TASK DIRECTIONS: Copy all of the material exactly. Pictures are not to appear in the copy.
· · · · ·
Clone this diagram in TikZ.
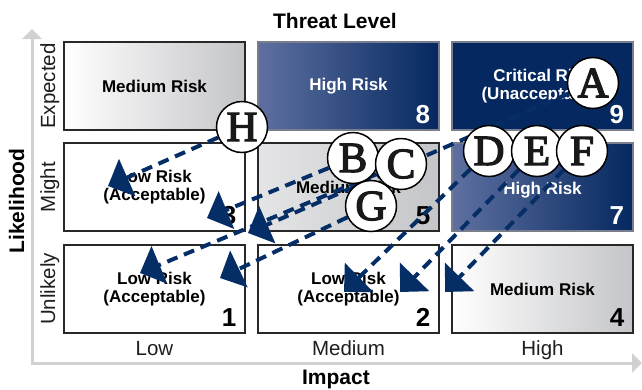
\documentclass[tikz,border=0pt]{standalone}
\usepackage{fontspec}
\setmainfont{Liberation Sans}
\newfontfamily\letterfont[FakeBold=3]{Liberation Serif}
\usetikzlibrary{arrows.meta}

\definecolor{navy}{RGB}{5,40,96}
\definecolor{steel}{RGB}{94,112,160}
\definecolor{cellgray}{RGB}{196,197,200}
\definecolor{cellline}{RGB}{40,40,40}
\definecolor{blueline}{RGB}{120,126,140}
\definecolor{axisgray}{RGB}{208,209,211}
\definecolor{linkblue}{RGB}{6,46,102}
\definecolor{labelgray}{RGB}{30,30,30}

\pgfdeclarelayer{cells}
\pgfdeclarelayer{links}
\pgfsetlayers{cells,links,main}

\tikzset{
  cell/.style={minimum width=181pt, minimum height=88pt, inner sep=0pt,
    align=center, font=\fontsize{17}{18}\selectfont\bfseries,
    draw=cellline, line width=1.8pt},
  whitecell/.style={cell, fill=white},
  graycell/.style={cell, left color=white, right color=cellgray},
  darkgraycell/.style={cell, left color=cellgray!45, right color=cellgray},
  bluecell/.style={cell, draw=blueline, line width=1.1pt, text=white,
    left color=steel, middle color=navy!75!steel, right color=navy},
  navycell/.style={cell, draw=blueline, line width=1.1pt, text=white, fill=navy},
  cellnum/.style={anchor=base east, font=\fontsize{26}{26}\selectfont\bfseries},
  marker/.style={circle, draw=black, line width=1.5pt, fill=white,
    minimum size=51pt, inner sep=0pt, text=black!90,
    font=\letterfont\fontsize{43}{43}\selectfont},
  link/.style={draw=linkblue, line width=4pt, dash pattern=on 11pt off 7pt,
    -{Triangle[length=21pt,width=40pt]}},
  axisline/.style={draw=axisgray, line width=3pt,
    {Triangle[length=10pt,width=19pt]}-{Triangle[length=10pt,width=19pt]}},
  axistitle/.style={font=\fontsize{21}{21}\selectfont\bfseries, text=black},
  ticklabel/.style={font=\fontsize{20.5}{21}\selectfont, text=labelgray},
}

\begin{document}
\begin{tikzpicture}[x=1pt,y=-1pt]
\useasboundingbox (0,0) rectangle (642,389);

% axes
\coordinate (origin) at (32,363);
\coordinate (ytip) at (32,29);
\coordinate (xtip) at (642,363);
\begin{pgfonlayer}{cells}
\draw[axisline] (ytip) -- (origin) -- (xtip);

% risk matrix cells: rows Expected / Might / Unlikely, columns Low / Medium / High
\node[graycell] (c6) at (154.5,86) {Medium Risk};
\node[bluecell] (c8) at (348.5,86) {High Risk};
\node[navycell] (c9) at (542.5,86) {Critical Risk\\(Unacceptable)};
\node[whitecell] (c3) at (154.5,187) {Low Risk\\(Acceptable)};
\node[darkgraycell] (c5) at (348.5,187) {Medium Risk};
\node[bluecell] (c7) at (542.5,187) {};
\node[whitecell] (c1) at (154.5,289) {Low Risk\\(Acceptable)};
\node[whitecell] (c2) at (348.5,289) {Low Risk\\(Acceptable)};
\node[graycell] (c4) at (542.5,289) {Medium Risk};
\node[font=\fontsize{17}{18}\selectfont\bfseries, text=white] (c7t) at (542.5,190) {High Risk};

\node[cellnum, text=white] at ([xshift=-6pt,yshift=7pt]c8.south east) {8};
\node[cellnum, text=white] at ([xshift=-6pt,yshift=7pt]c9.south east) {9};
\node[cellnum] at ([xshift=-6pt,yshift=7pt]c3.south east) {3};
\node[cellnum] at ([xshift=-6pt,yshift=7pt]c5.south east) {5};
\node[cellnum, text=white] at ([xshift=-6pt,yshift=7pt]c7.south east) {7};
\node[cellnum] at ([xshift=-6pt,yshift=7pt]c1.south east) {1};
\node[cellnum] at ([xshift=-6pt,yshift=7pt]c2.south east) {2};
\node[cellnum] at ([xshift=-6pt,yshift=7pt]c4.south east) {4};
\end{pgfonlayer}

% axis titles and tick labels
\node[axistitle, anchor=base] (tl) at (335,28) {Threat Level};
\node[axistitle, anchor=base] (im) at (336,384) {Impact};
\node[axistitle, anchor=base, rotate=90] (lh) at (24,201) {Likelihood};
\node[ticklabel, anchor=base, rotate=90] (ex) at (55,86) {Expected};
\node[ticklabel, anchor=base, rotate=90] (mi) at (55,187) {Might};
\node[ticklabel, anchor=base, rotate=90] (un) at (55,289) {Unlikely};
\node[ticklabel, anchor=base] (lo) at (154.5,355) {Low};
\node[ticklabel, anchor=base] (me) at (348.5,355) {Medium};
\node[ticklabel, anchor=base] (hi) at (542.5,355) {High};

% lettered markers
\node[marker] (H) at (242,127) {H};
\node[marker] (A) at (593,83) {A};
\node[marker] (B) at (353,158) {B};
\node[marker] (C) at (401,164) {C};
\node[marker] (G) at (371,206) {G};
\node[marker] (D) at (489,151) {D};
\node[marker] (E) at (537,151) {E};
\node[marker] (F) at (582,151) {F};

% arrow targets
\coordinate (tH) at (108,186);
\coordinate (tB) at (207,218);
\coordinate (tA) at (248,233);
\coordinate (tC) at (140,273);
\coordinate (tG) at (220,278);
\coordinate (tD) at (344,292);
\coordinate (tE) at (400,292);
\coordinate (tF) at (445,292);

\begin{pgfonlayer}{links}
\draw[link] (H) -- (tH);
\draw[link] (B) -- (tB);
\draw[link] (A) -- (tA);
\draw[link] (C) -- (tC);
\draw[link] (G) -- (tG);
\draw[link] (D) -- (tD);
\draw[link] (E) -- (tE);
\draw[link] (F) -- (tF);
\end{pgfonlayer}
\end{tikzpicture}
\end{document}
· · · · ·
REPLY TO THE EXERCISE:
Clone this diagram in TikZ.
\documentclass[tikz,border=0pt]{standalone}
\usepackage{fontspec}
\setmainfont{Liberation Sans}
\newfontfamily\letterfont[FakeBold=3]{Liberation Serif}
\usetikzlibrary{arrows.meta}

\definecolor{navy}{RGB}{5,40,96}
\definecolor{steel}{RGB}{94,112,160}
\definecolor{cellgray}{RGB}{196,197,200}
\definecolor{cellline}{RGB}{40,40,40}
\definecolor{blueline}{RGB}{120,126,140}
\definecolor{axisgray}{RGB}{208,209,211}
\definecolor{linkblue}{RGB}{6,46,102}
\definecolor{labelgray}{RGB}{30,30,30}

\pgfdeclarelayer{cells}
\pgfdeclarelayer{links}
\pgfsetlayers{cells,links,main}

\tikzset{
  cell/.style={minimum width=181pt, minimum height=88pt, inner sep=0pt,
    align=center, font=\fontsize{17}{18}\selectfont\bfseries,
    draw=cellline, line width=1.8pt},
  whitecell/.style={cell, fill=white},
  graycell/.style={cell, left color=white, right color=cellgray},
  darkgraycell/.style={cell, left color=cellgray!45, right color=cellgray},
  bluecell/.style={cell, draw=blueline, line width=1.1pt, text=white,
    left color=steel, middle color=navy!75!steel, right color=navy},
  navycell/.style={cell, draw=blueline, line width=1.1pt, text=white, fill=navy},
  cellnum/.style={anchor=base east, font=\fontsize{26}{26}\selectfont\bfseries},
  marker/.style={circle, draw=black, line width=1.5pt, fill=white,
    minimum size=51pt, inner sep=0pt, text=black!90,
    font=\letterfont\fontsize{43}{43}\selectfont},
  link/.style={draw=linkblue, line width=4pt, dash pattern=on 11pt off 7pt,
    -{Triangle[length=21pt,width=40pt]}},
  axisline/.style={draw=axisgray, line width=3pt,
    {Triangle[length=10pt,width=19pt]}-{Triangle[length=10pt,width=19pt]}},
  axistitle/.style={font=\fontsize{21}{21}\selectfont\bfseries, text=black},
  ticklabel/.style={font=\fontsize{20.5}{21}\selectfont, text=labelgray},
}

\begin{document}
\begin{tikzpicture}[x=1pt,y=-1pt]
\useasboundingbox (0,0) rectangle (642,389);

% axes
\coordinate (origin) at (32,363);
\coordinate (ytip) at (32,29);
\coordinate (xtip) at (642,363);
\begin{pgfonlayer}{cells}
\draw[axisline] (ytip) -- (origin) -- (xtip);

% risk matrix cells: rows Expected / Might / Unlikely, columns Low / Medium / High
\node[graycell] (c6) at (154.5,86) {Medium Risk};
\node[bluecell] (c8) at (348.5,86) {High Risk};
\node[navycell] (c9) at (542.5,86) {Critical Risk\\(Unacceptable)};
\node[whitecell] (c3) at (154.5,187) {Low Risk\\(Acceptable)};
\node[darkgraycell] (c5) at (348.5,187) {Medium Risk};
\node[bluecell] (c7) at (542.5,187) {};
\node[whitecell] (c1) at (154.5,289) {Low Risk\\(Acceptable)};
\node[whitecell] (c2) at (348.5,289) {Low Risk\\(Acceptable)};
\node[graycell] (c4) at (542.5,289) {Medium Risk};
\node[font=\fontsize{17}{18}\selectfont\bfseries, text=white] (c7t) at (542.5,190) {High Risk};

\node[cellnum, text=white] at ([xshift=-6pt,yshift=7pt]c8.south east) {8};
\node[cellnum, text=white] at ([xshift=-6pt,yshift=7pt]c9.south east) {9};
\node[cellnum] at ([xshift=-6pt,yshift=7pt]c3.south east) {3};
\node[cellnum] at ([xshift=-6pt,yshift=7pt]c5.south east) {5};
\node[cellnum, text=white] at ([xshift=-6pt,yshift=7pt]c7.south east) {7};
\node[cellnum] at ([xshift=-6pt,yshift=7pt]c1.south east) {1};
\node[cellnum] at ([xshift=-6pt,yshift=7pt]c2.south east) {2};
\node[cellnum] at ([xshift=-6pt,yshift=7pt]c4.south east) {4};
\end{pgfonlayer}

% axis titles and tick labels
\node[axistitle, anchor=base] (tl) at (335,28) {Threat Level};
\node[axistitle, anchor=base] (im) at (336,384) {Impact};
\node[axistitle, anchor=base, rotate=90] (lh) at (24,201) {Likelihood};
\node[ticklabel, anchor=base, rotate=90] (ex) at (55,86) {Expected};
\node[ticklabel, anchor=base, rotate=90] (mi) at (55,187) {Might};
\node[ticklabel, anchor=base, rotate=90] (un) at (55,289) {Unlikely};
\node[ticklabel, anchor=base] (lo) at (154.5,355) {Low};
\node[ticklabel, anchor=base] (me) at (348.5,355) {Medium};
\node[ticklabel, anchor=base] (hi) at (542.5,355) {High};

% lettered markers
\node[marker] (H) at (242,127) {H};
\node[marker] (A) at (593,83) {A};
\node[marker] (B) at (353,158) {B};
\node[marker] (C) at (401,164) {C};
\node[marker] (G) at (371,206) {G};
\node[marker] (D) at (489,151) {D};
\node[marker] (E) at (537,151) {E};
\node[marker] (F) at (582,151) {F};

% arrow targets
\coordinate (tH) at (108,186);
\coordinate (tB) at (207,218);
\coordinate (tA) at (248,233);
\coordinate (tC) at (140,273);
\coordinate (tG) at (220,278);
\coordinate (tD) at (344,292);
\coordinate (tE) at (400,292);
\coordinate (tF) at (445,292);

\begin{pgfonlayer}{links}
\draw[link] (H) -- (tH);
\draw[link] (B) -- (tB);
\draw[link] (A) -- (tA);
\draw[link] (C) -- (tC);
\draw[link] (G) -- (tG);
\draw[link] (D) -- (tD);
\draw[link] (E) -- (tE);
\draw[link] (F) -- (tF);
\end{pgfonlayer}
\end{tikzpicture}
\end{document}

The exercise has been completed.